The October 24 conference Medium Business: Issues and Outlook for Raising Capital in Smolensk was organized by the Smolensk Regional Administration, the Regional Office of the Federal Financial Markets Service, the National Institute for Corporate Reform (NICR) and Securities Market magazine. Acron Holding sponsored the event and sent its president, Ivan Antonov, to take part in the Conference.
More than 100 top managers from the metallurgical, chemical, machine-building, agricultural, and food industries representing ten regions of Russia, as well as representatives from RTS and MICEX, federal and regional officials, scientists, members of business associations and think tanks and executives of major investment companies attended the conference.
Participants discussed the issues of growing medium businesses, creating conditions for fair competition and fighting monopoly trends in the commodity markets.
Vladimir Milovidov, chairman of the Federal Financial Markets Service, opened the conference by pointing out that the very businesses many see as “second class” actually represent the vast untapped potential of the Russian financial market. If Russia can tap into this potential, it will strengthen its position among the increasingly competitive global financial centres.
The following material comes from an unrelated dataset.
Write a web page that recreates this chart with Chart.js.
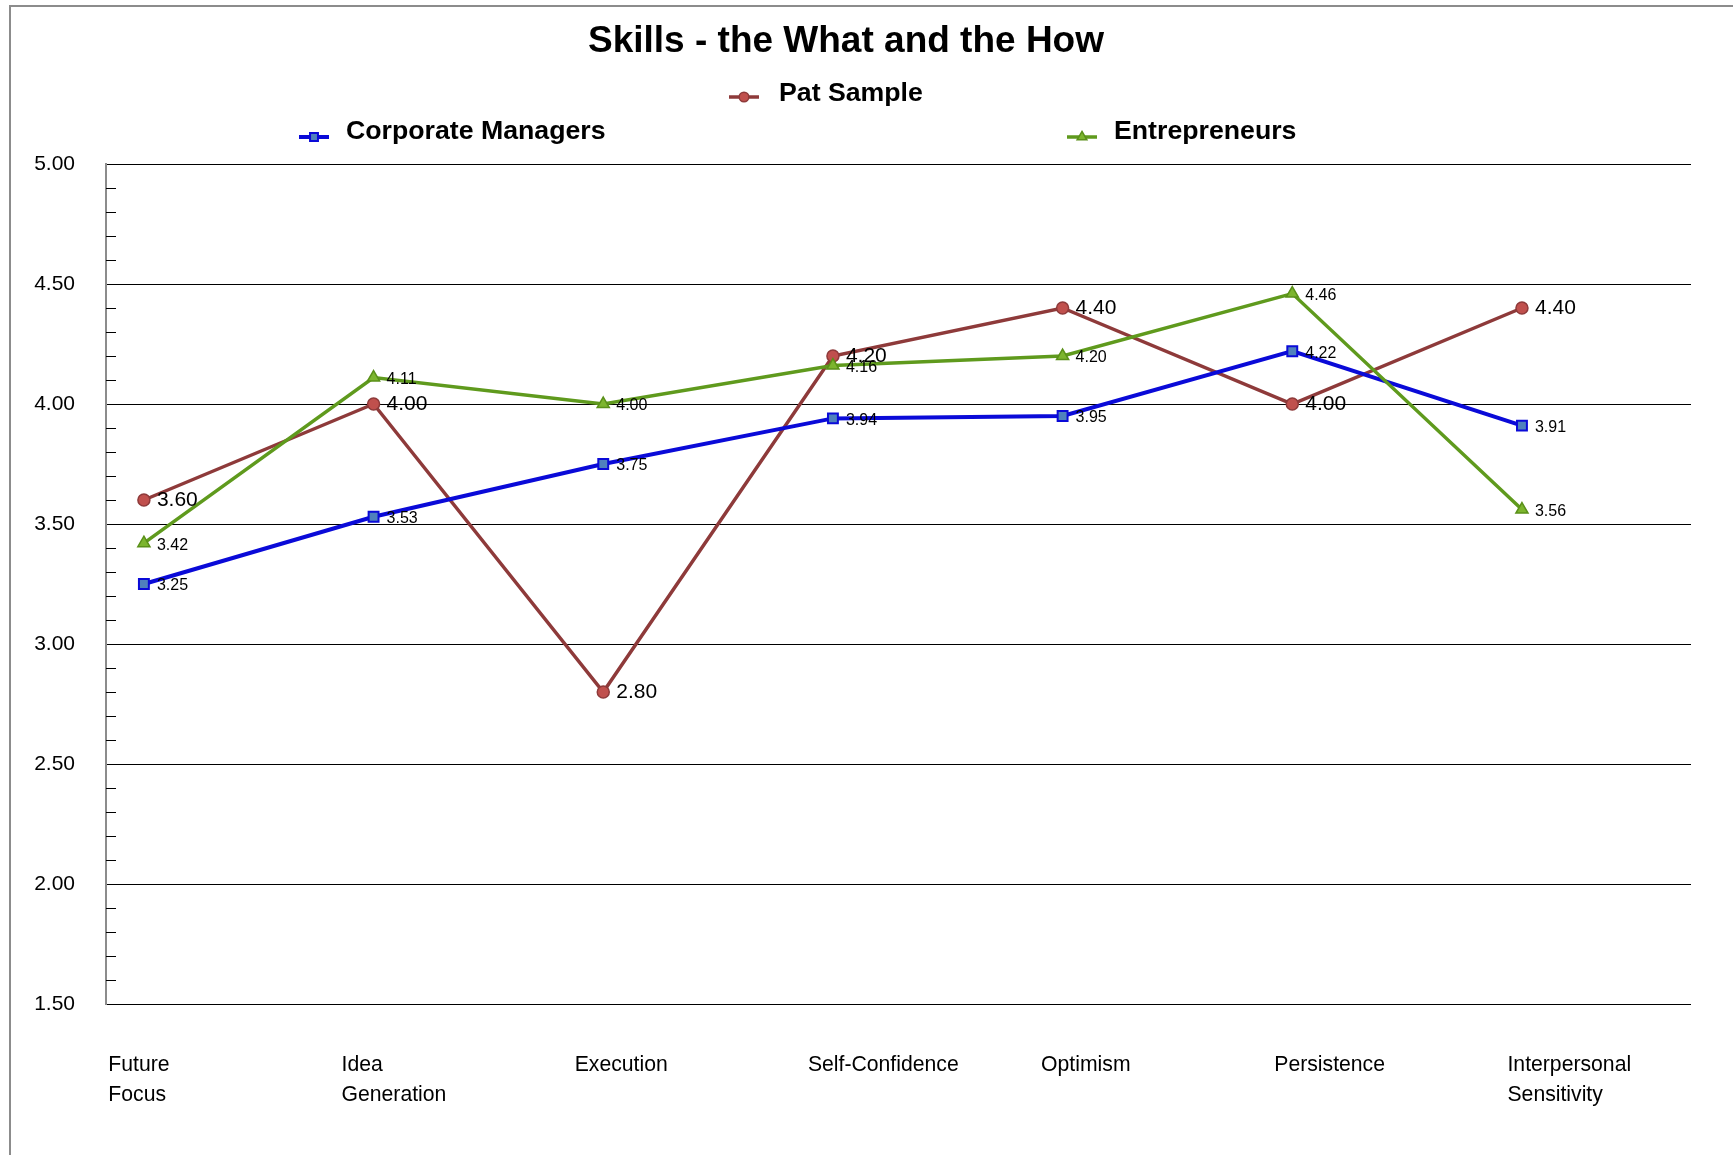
<!DOCTYPE html>
<html>
<head>
<meta charset="utf-8">
<title>Skills - the What and the How</title>
<script src="https://cdn.jsdelivr.net/npm/chart.js@4.4.1/dist/chart.umd.min.js"></script>
<style>
  html, body { margin: 0; padding: 0; background: #fff; }
  #wrap { position: relative; width: 1733px; height: 1155px; }
</style>
</head>
<body>
<div id="wrap"><canvas id="chartLine"></canvas></div>
<script>
// Data dari gambar
const categories = ["Future Focus", "Idea Generation", "Execution", "Self-Confidence", "Optimism", "Persistence", "Interpersonal Sensitivity"];
const patSample = [3.60, 4.00, 2.80, 4.20, 4.40, 4.00, 4.40];
const corporateManagers = [3.25, 3.53, 3.75, 3.94, 3.95, 4.22, 3.91];
const entrepreneurs = [3.42, 4.11, 4.00, 4.16, 4.20, 4.46, 3.56];
const yTicks = [1.5, 2.0, 2.5, 3.0, 3.5, 4.0, 4.5, 5.0];

const FONT = "'Liberation Sans', Arial, sans-serif";
Chart.defaults.font.family = FONT;
Chart.defaults.color = "#000";

function toPoints(values) {
  return values.map((v, i) => ({ x: i, y: v }));
}

// Bingkai, judul dan legenda
const frameAndLegend = {
  id: "frameAndLegend",
  beforeDraw(chart) {
    const ctx = chart.ctx;
    ctx.save();
    ctx.fillStyle = "#8c8c8c";
    ctx.fillRect(9, 5, 2, chart.height);
    ctx.fillRect(9, 5, chart.width, 2);
    ctx.restore();
  },
  afterDraw(chart) {
    const ctx = chart.ctx;
    ctx.save();
    ctx.fillStyle = "#000";
    ctx.textAlign = "center";
    ctx.textBaseline = "middle";
    ctx.font = "bold 37px " + FONT;
    ctx.fillText("Skills - the What and the How", 846, 42);

    const spots = [
      { label: "Pat Sample", mx: 744, my: 97, tx: 779, ty: 94 },
      { label: "Corporate Managers", mx: 314, my: 137, tx: 346, ty: 132 },
      { label: "Entrepreneurs", mx: 1082, my: 137, tx: 1114, ty: 132 }
    ];
    spots.forEach(s => {
      const ds = chart.data.datasets.find(d => d.label === s.label);
      ctx.strokeStyle = ds.borderColor;
      ctx.lineWidth = ds.borderWidth;
      ctx.beginPath();
      ctx.moveTo(s.mx - 15, s.my);
      ctx.lineTo(s.mx + 15, s.my);
      ctx.stroke();
      ctx.fillStyle = ds.pointBackgroundColor;
      ctx.strokeStyle = ds.pointBorderColor;
      ctx.lineWidth = ds.pointBorderWidth;
      Chart.helpers.drawPoint(ctx, {
        pointStyle: ds.pointStyle, radius: ds.pointRadius * 0.8, rotation: 0, borderWidth: ds.pointBorderWidth
      }, s.mx, s.my);
      ctx.fillStyle = "#000";
      ctx.textAlign = "left";
      ctx.textBaseline = "middle";
      ctx.font = "bold 26.7px " + FONT;
      ctx.fillText(s.label, s.tx, s.ty);
    });
    ctx.restore();
  }
};

// Tick kecil di sumbu Y dan label nilai
const minorTicksAndLabels = {
  id: "minorTicksAndLabels",
  afterDatasetsDraw(chart) {
    const ctx = chart.ctx;
    const y = chart.scales.y;
    const left = chart.chartArea.left;
    ctx.save();
    ctx.strokeStyle = "#000";
    ctx.lineWidth = 1;
    for (let k = 0; k < yTicks.length - 1; k++) {
      const step = (yTicks[k + 1] - yTicks[k]) / 5;
      for (let j = 1; j < 5; j++) {
        const py = Math.round(y.getPixelForValue(yTicks[k] + step * j)) + 0.5;
        ctx.beginPath();
        ctx.moveTo(left, py);
        ctx.lineTo(left + 10, py);
        ctx.stroke();
      }
    }

    chart.data.datasets.forEach((ds, di) => {
      const meta = chart.getDatasetMeta(di);
      ctx.fillStyle = "#000";
      ctx.textAlign = "left";
      ctx.textBaseline = "middle";
      ctx.font = ds.labelSize + "px " + FONT;
      meta.data.forEach((pt, i) => {
        ctx.fillText(ds.data[i].y.toFixed(2), pt.x + 13, pt.y + ds.labelShift);
      });
    });
    ctx.restore();
  }
};

const ctx = document.getElementById("chartLine").getContext("2d");
new Chart(ctx, {
  type: "line",
  data: {
    datasets: [
      {
        label: "Entrepreneurs",
        data: toPoints(entrepreneurs),
        borderColor: "#5f9a1d",
        borderWidth: 3.5,
        pointStyle: "triangle",
        pointRadius: 7,
        pointBackgroundColor: "#7cb52e",
        pointBorderColor: "#5a9019",
        pointBorderWidth: 1.5,
        labelSize: 16,
        labelShift: 2
      },
      {
        label: "Corporate Managers",
        data: toPoints(corporateManagers),
        borderColor: "#0a0ad8",
        borderWidth: 4,
        pointStyle: "rect",
        pointRadius: 7,
        pointBackgroundColor: "#4f81bd",
        pointBorderColor: "#0a0ad8",
        pointBorderWidth: 2,
        labelSize: 16,
        labelShift: 2
      },
      {
        label: "Pat Sample",
        data: toPoints(patSample),
        borderColor: "#8e3a3a",
        borderWidth: 3.5,
        pointStyle: "circle",
        pointRadius: 6,
        pointBackgroundColor: "#c0504d",
        pointBorderColor: "#8e3a3a",
        pointBorderWidth: 1.5,
        labelSize: 21,
        labelShift: 0
      }
    ]
  },
  options: {
    responsive: true,
    maintainAspectRatio: false,
    animation: false,
    layout: { padding: { top: 164, left: 10, right: 42, bottom: 0 } },
    plugins: {
      legend: { display: false },
      title: { display: false },
      tooltip: { enabled: false }
    },
    elements: { line: { tension: 0 } },
    scales: {
      // sumbu untuk posisi titik
      x: {
        type: "linear",
        display: false,
        min: -0.165,
        max: 6.736
      },
      // sumbu untuk label kategori
      xLabels: {
        type: "linear",
        position: "bottom",
        min: -0.01,
        max: 6.787,
        grid: { display: false, drawTicks: false },
        border: { display: false },
        afterBuildTicks(scale) {
          scale.ticks = categories.map((c, i) => ({ value: i }));
        },
        afterFit(scale) {
          scale.height = 151;
          scale.paddingLeft = 0;
          scale.paddingRight = 0;
        },
        ticks: {
          autoSkip: false,
          maxRotation: 0,
          align: "start",
          padding: 46,
          font: { size: 21.2, lineHeight: 1.42 },
          callback: (v) => categories[v] ? categories[v].split(" ") : ""
        }
      },
      y: {
        min: yTicks[0],
        max: yTicks[yTicks.length - 1],
        afterBuildTicks(scale) {
          scale.ticks = yTicks.map(v => ({ value: v }));
        },
        afterFit(scale) {
          scale.width = 96;
          scale.paddingTop = 0;
          scale.paddingBottom = 0;
        },
        grid: { color: "#000", lineWidth: 1, drawTicks: false },
        border: { display: true, color: "#8c8c8c", width: 2 },
        ticks: {
          padding: 31,
          font: { size: 21 },
          callback: (v) => Number(v).toFixed(2)
        }
      }
    }
  },
  plugins: [frameAndLegend, minorTicksAndLabels]
});
</script>
</body>
</html>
The Conference highlighted the need for increasing the role of medium business in Russia’s economic growth. Participants analysed the problems that currently impede development in the medium business segment. In particular, speakers expressed concerns regarding the policies of industry-specific and local monopolies that supply feedstock and transport services. These monopolies raise their prices and force industrial consumers to accept unfavourable supply conditions. Smolensk Governor Victor Maslov spoke harshly about monopoly policies. According to Maslov, abuses by monopolies trigger inflation, causing prices on groceries and other basic items to soar. Maslov stressed that monopolists’ actions adversely affect the development of regional businesses. In particular, he focused on JSC Apatite, which has repeatedly sabotaged apatite concentrate deliveries to one of the region’s major plants, JSC Dorogobuzh, interrupting its operations.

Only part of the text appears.